Task statement:
Only the lines from the one with "Reproduce this diagram with TikZ." to the one with "(cdev) at (354,593)", both included, should be output, without any images.

Dataset records:
#####

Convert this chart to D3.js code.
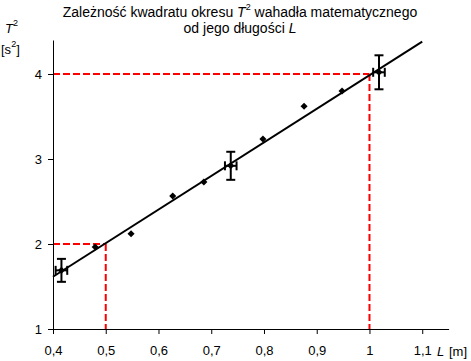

#####

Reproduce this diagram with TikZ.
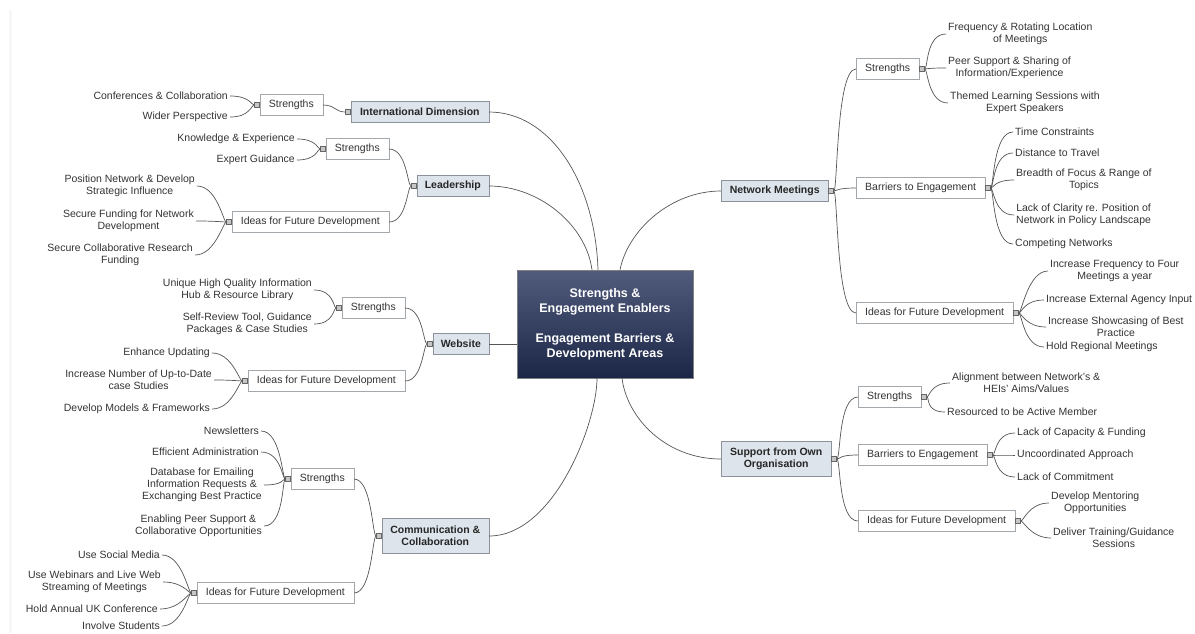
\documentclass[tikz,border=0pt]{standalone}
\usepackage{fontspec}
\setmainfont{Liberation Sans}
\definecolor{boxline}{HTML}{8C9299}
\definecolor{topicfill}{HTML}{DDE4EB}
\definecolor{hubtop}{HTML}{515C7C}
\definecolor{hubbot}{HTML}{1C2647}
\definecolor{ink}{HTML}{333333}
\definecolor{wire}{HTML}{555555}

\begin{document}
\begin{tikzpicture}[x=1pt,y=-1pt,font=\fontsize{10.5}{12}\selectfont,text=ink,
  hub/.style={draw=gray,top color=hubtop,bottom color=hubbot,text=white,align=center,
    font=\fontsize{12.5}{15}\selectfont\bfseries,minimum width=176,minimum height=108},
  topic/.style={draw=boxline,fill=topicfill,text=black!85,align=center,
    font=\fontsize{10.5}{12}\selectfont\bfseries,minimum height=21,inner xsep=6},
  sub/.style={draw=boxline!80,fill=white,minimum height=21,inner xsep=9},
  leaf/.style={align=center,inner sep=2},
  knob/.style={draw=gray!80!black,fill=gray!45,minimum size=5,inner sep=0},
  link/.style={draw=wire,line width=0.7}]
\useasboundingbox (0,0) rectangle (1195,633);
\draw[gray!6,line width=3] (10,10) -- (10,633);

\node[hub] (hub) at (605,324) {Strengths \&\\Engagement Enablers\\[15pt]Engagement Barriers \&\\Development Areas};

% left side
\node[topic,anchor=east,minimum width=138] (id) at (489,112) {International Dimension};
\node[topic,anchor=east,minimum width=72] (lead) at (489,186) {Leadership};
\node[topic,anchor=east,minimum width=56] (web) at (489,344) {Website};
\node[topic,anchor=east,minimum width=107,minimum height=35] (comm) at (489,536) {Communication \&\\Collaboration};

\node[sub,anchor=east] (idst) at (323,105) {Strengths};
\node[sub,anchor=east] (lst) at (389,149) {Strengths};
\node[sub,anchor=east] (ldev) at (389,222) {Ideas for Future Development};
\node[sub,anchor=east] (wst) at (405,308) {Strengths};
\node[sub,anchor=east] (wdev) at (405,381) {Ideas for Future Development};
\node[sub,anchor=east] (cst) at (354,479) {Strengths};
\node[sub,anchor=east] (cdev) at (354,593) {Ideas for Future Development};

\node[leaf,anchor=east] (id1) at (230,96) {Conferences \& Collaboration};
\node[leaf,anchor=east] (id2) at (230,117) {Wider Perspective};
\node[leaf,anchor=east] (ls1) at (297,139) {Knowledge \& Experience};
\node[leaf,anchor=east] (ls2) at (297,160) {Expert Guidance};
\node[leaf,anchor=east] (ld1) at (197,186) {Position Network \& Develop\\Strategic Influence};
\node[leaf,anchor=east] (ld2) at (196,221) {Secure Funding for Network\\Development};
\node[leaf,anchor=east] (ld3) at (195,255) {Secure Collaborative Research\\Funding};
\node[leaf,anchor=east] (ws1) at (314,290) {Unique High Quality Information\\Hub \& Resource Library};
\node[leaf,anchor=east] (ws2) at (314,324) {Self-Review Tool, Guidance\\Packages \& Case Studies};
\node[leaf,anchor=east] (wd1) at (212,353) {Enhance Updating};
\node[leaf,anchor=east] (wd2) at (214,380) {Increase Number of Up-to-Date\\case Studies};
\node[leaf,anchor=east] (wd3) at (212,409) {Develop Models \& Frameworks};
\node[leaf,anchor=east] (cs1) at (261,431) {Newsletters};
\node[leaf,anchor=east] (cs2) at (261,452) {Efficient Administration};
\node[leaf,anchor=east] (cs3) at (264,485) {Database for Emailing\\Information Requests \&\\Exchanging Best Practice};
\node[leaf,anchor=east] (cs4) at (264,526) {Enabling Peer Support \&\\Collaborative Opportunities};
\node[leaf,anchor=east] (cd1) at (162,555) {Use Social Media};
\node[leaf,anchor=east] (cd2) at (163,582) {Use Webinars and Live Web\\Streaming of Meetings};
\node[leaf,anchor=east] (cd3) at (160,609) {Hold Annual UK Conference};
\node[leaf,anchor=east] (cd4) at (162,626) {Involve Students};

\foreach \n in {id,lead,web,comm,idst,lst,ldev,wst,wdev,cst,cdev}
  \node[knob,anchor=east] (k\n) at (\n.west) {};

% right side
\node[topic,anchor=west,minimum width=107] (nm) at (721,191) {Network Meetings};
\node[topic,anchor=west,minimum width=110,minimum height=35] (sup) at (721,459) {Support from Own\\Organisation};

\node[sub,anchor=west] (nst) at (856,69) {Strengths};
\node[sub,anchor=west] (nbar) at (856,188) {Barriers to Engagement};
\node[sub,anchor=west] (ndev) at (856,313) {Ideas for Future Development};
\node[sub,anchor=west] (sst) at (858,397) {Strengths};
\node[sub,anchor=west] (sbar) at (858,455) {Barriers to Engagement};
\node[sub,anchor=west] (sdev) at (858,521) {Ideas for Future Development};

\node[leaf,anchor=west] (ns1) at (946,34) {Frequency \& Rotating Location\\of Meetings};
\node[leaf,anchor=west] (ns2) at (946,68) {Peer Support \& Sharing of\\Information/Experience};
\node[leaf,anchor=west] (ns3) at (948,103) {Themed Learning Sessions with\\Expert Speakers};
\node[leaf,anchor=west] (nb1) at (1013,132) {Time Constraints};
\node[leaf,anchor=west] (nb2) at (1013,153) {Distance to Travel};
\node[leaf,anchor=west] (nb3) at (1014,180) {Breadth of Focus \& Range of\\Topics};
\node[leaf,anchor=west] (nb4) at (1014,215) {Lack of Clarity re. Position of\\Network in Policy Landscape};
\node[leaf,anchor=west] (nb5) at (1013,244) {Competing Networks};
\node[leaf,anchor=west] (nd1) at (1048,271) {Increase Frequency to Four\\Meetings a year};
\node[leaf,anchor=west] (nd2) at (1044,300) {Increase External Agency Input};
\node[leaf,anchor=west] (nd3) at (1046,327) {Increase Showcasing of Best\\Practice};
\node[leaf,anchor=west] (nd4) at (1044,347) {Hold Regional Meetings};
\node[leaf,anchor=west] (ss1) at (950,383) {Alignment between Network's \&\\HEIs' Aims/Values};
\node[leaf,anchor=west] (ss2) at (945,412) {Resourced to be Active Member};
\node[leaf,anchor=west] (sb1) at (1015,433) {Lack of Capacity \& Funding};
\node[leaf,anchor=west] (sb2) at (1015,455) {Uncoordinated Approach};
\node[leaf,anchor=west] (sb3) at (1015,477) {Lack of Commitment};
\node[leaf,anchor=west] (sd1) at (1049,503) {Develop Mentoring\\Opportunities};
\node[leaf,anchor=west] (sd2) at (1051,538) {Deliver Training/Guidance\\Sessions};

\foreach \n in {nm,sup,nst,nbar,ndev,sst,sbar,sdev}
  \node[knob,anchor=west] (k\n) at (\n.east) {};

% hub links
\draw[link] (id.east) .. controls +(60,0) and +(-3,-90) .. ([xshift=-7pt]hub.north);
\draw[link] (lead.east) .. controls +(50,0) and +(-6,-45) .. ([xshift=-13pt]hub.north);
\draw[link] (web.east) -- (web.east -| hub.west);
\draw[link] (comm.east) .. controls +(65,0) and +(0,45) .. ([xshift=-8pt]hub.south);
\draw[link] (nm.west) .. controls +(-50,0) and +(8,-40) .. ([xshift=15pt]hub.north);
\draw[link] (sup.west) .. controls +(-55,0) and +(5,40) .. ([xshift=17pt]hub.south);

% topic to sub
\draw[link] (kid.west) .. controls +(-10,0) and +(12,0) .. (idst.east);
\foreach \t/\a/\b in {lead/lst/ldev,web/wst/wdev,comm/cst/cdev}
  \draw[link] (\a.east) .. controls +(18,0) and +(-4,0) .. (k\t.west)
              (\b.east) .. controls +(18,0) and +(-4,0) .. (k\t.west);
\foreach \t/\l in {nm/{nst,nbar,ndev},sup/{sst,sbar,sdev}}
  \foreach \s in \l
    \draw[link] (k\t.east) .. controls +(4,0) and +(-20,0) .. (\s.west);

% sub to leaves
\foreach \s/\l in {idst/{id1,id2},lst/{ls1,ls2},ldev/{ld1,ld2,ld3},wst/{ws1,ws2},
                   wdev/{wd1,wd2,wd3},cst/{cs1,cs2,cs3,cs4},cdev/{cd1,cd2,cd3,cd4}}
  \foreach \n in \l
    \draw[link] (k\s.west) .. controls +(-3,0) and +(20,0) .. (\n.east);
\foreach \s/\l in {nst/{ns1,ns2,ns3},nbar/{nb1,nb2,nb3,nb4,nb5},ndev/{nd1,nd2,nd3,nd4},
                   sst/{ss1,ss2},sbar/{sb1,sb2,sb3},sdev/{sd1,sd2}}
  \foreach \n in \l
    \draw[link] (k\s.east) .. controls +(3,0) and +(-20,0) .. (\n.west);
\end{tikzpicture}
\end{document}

#####

Solution to this exercise:
Reproduce this diagram with TikZ.
\documentclass[tikz,border=0pt]{standalone}
\usepackage{fontspec}
\setmainfont{Liberation Sans}
\definecolor{boxline}{HTML}{8C9299}
\definecolor{topicfill}{HTML}{DDE4EB}
\definecolor{hubtop}{HTML}{515C7C}
\definecolor{hubbot}{HTML}{1C2647}
\definecolor{ink}{HTML}{333333}
\definecolor{wire}{HTML}{555555}

\begin{document}
\begin{tikzpicture}[x=1pt,y=-1pt,font=\fontsize{10.5}{12}\selectfont,text=ink,
  hub/.style={draw=gray,top color=hubtop,bottom color=hubbot,text=white,align=center,
    font=\fontsize{12.5}{15}\selectfont\bfseries,minimum width=176,minimum height=108},
  topic/.style={draw=boxline,fill=topicfill,text=black!85,align=center,
    font=\fontsize{10.5}{12}\selectfont\bfseries,minimum height=21,inner xsep=6},
  sub/.style={draw=boxline!80,fill=white,minimum height=21,inner xsep=9},
  leaf/.style={align=center,inner sep=2},
  knob/.style={draw=gray!80!black,fill=gray!45,minimum size=5,inner sep=0},
  link/.style={draw=wire,line width=0.7}]
\useasboundingbox (0,0) rectangle (1195,633);
\draw[gray!6,line width=3] (10,10) -- (10,633);

\node[hub] (hub) at (605,324) {Strengths \&\\Engagement Enablers\\[15pt]Engagement Barriers \&\\Development Areas};

% left side
\node[topic,anchor=east,minimum width=138] (id) at (489,112) {International Dimension};
\node[topic,anchor=east,minimum width=72] (lead) at (489,186) {Leadership};
\node[topic,anchor=east,minimum width=56] (web) at (489,344) {Website};
\node[topic,anchor=east,minimum width=107,minimum height=35] (comm) at (489,536) {Communication \&\\Collaboration};

\node[sub,anchor=east] (idst) at (323,105) {Strengths};
\node[sub,anchor=east] (lst) at (389,149) {Strengths};
\node[sub,anchor=east] (ldev) at (389,222) {Ideas for Future Development};
\node[sub,anchor=east] (wst) at (405,308) {Strengths};
\node[sub,anchor=east] (wdev) at (405,381) {Ideas for Future Development};
\node[sub,anchor=east] (cst) at (354,479) {Strengths};
\node[sub,anchor=east] (cdev) at (354,593) {Ideas for Future Development};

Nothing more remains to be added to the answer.